Poems are stupid like pigs and make me cruel and fat.

Someone once accused me of being culturally white and it is true. I am so white that I can’t see my own dandruff.

When I saw The Elephant Man and when he said my life is full because I know I am loved or something I wept and wept and wept and wept and wept because of dramatic irony and because I know his brothers.

Only cry alone, what I do. I am obsessed with my weakness and do not want to share. I hate Barney and I hate to hurt.

I plod through the world thinking oh no oh no oh no oh no
because I see things like burning ladies
and people with no faces and I cannot do anything and there is a certain agricultural manufacturing of sorrow that happens within me.
I am also aware of more nuanced conditions of existence
and of strength, which is strange and mythical to me.
I am of the feeble fever
the boar luxury
the surveyor of suffering’s safari
including my own, the tiny spit pearl of universal want.

There is an irony that runs through my whiteness.

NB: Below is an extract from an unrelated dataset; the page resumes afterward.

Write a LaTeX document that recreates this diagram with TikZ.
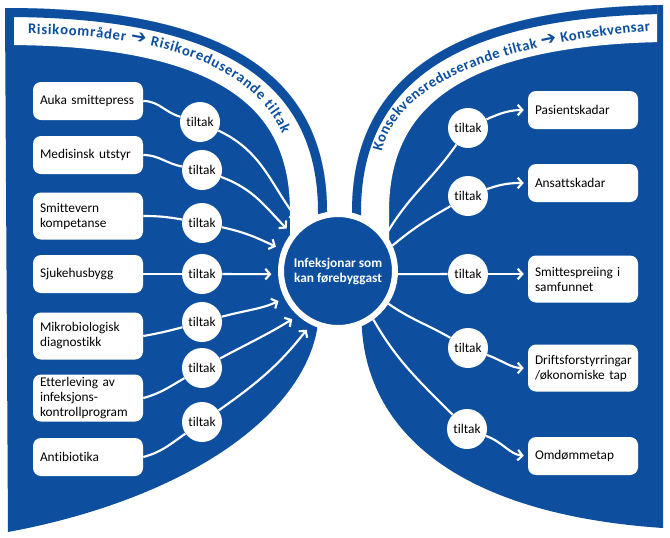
\documentclass[tikz,border=0pt]{standalone}
\usepackage{fontspec}
\setmainfont{Carlito}[Ligatures=NoCommon]
\newfontfamily\arrowfont{DejaVu Sans}
\usetikzlibrary{arrows.meta,decorations.text}
\definecolor{wingblue}{HTML}{0D4F9E}
\newcommand\headfont{\normalfont\bfseries\fontsize{11}{13}\selectfont\color{wingblue}}
\newcommand\arrowmark{\arrowfont\bfseries\fontsize{14}{14}\selectfont\color{wingblue}}
\newcommand\lwing{(5,8) .. controls (200,8) and (327,60) .. (327,212)}
\newcommand\rwing{(663,5) .. controls (480,8) and (352,60) .. (352,212)}

\begin{document}
\begin{tikzpicture}[x=0.75pt,y=-0.75pt,font=\fontsize{10}{11.25}\selectfont,
    item/.style={fill=white,rounded corners=6pt,minimum width=82.5pt,minimum height=28.5pt,
      text width=72pt,inner xsep=5.25pt,inner ysep=2pt,align=left},
    tall/.style={item,minimum height=35.25pt},
    tiltak/.style={circle,fill=white,minimum size=30pt,inner sep=0pt},
    flow/.style={white,line width=1.6pt},
    tip/.style={flow,-{Straight Barb[length=3.5pt,width=8pt]}}]
  \useasboundingbox (0,0) rectangle (670,537);
  \fill[wingblue] \lwing -- (317,330) .. controls (300,420) and (180,500) .. (8,532) -- cycle;
  \fill[wingblue] \rwing -- (362,330) .. controls (370,440) and (470,515) .. (663,528) -- cycle;
  \begin{scope}
    \clip \lwing -- (317,330) .. controls (300,420) and (180,500) .. (8,532) -- cycle;
    \clip (14,0) rectangle (340,300);
    \draw[white,line width=55.5pt] \lwing -- (327,260);
    \draw[wingblue,line width=13.5pt] \lwing -- (327,260);
  \end{scope}
  \begin{scope}
    \clip \rwing -- (362,330) .. controls (370,440) and (470,515) .. (663,528) -- cycle;
    \clip (330,0) rectangle (657,300);
    \draw[white,line width=55.5pt] \rwing -- (352,260);
    \draw[wingblue,line width=13.5pt] \rwing -- (352,260);
  \end{scope}
  \path[decorate,decoration={text along path,text align=fit to path,
    text={|\headfont|Risikoområder |\arrowmark|➔|\headfont| Risikoreduserande tiltak}}]
    (28,34) .. controls (150,34) and (252,62) .. (282,134);
  \path[decorate,decoration={text along path,text align=fit to path,
    text={|\headfont|Konsekvensreduserande tiltak |\arrowmark|➔|\headfont| Konsekvensar}}]
    (382,152) .. controls (395,90) and (485,45) .. (650,31);

  \node[circle,fill=wingblue,draw=white,line width=4.5pt,minimum size=85.5pt,text=white,
    font=\bfseries\fontsize{10}{11.25}\selectfont,align=center] (inf) at (338,271) {Infeksjonar som\\kan førebyggast};

  \node[item] (l1) at (88,101) {Auka smittepress};
  \node[item] (l2) at (88,155) {Medisinsk utstyr};
  \node[tall] (l3) at (88,216) {Smittevern\\kompetanse};
  \node[item] (l4) at (88,274) {Sjukehusbygg};
  \node[tall] (l5) at (88,336) {Mikrobiologisk\\diagnostikk};
  \node[tall] (l6) at (88,398) {Etterleving av\\infeksjons-\\kontrollprogram};
  \node[item] (l7) at (88,457) {Antibiotika};
  \node[tiltak] (tl1) at (200,122) {tiltak};
  \node[tiltak] (tl2) at (202,170) {tiltak};
  \node[tiltak] (tl3) at (202,223) {tiltak};
  \node[tiltak] (tl4) at (202,274) {tiltak};
  \node[tiltak] (tl5) at (202,322) {tiltak};
  \node[tiltak] (tl6) at (202,368) {tiltak};
  \node[tiltak] (tl7) at (202,422) {tiltak};

  \node[item] (r1) at (583,110) {Pasientskadar};
  \node[item] (r2) at (583,183) {Ansattskadar};
  \node[tall] (r3) at (583,279) {Smittespreiing i\\samfunnet};
  \node[tall] (r4) at (583,368) {Driftsforstyrringar\\/økonomiske tap};
  \node[item] (r5) at (583,456) {Omdømmetap};
  \node[tiltak] (tr1) at (468,128) {tiltak};
  \node[tiltak] (tr2) at (468,196) {tiltak};
  \node[tiltak] (tr3) at (468,274) {tiltak};
  \node[tiltak] (tr4) at (468,348) {tiltak};
  \node[tiltak] (tr5) at (467,429) {tiltak};

  \draw[flow] (l1.east) to[out=0,in=165] (tl1);
  \draw[flow] (l2.east) to[out=0,in=170] (tl2);
  \draw[flow] (l3.east) to[out=0,in=170] (tl3);
  \draw[flow] (l4.east) -- (tl4);
  \draw[flow] (l5.east) to[out=10,in=-165] (tl5);
  \draw[flow] (l6.east) to[out=15,in=-150] (tl6);
  \draw[flow] (l7.east) to[out=15,in=-145] (tl7);
  \draw[tip,shorten >=5pt] (tl1) to[out=-25,in=128] (inf.128);
  \draw[tip,shorten >=5pt] (tl2) to[out=-20,in=135] (inf.141);
  \draw[tip,shorten >=5pt] (tl3) to[out=-12,in=155] (inf.159);
  \draw[tip,shorten >=5pt] (tl4) -- (inf.183);
  \draw[tip,shorten >=5pt] (tl5) to[out=15,in=-155] (inf.207);
  \draw[tip,shorten >=5pt] (tl6) to[out=28,in=-148] (inf.228);
  \draw[tip,shorten >=5pt] (tl7) to[out=35,in=-128] (inf.243);

  \draw[flow] (inf.37) to[out=60,in=-125] (tr1);
  \draw[flow] (inf.25) to[out=40,in=-150] (tr2);
  \draw[flow] (inf.-3) -- (tr3);
  \draw[flow] (inf.-33) to[out=-35,in=150] (tr4);
  \draw[flow] (inf.-54) to[out=-60,in=135] (tr5);
  \draw[tip,shorten >=3pt] (tr1) to[out=25,in=180] (r1.west);
  \draw[tip,shorten >=3pt] (tr2) to[out=20,in=180] (r2.west);
  \draw[tip,shorten >=3pt] (tr3.east) -- (tr3.east -| r3.west);
  \draw[tip,shorten >=3pt] (tr4) to[out=-20,in=180] (r4.west);
  \draw[tip,shorten >=3pt] (tr5) to[out=-20,in=175] (r5.west);
\end{tikzpicture}
\end{document}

I no longer aspire to be great. oh no oh no oh no oh

Throngs of pain sheep dazzle my mind at night.

My body is feeble and fatty. I cannot build a house. I watch through the pinhole in the door the big bad. The big bad speaks to me and I watch.

I know of a great uplift like the flight of flesh and I have seen the flying pig. Maybe this ugliness will flap its paper wings.

It is a modern world full of modern pigs, dark, blubbery pink pigs capable of ecstasy.

I want to be like Mother Teresa and carry my emptiness
deep inside like a pearl.

I want to fold my brothers into my decay.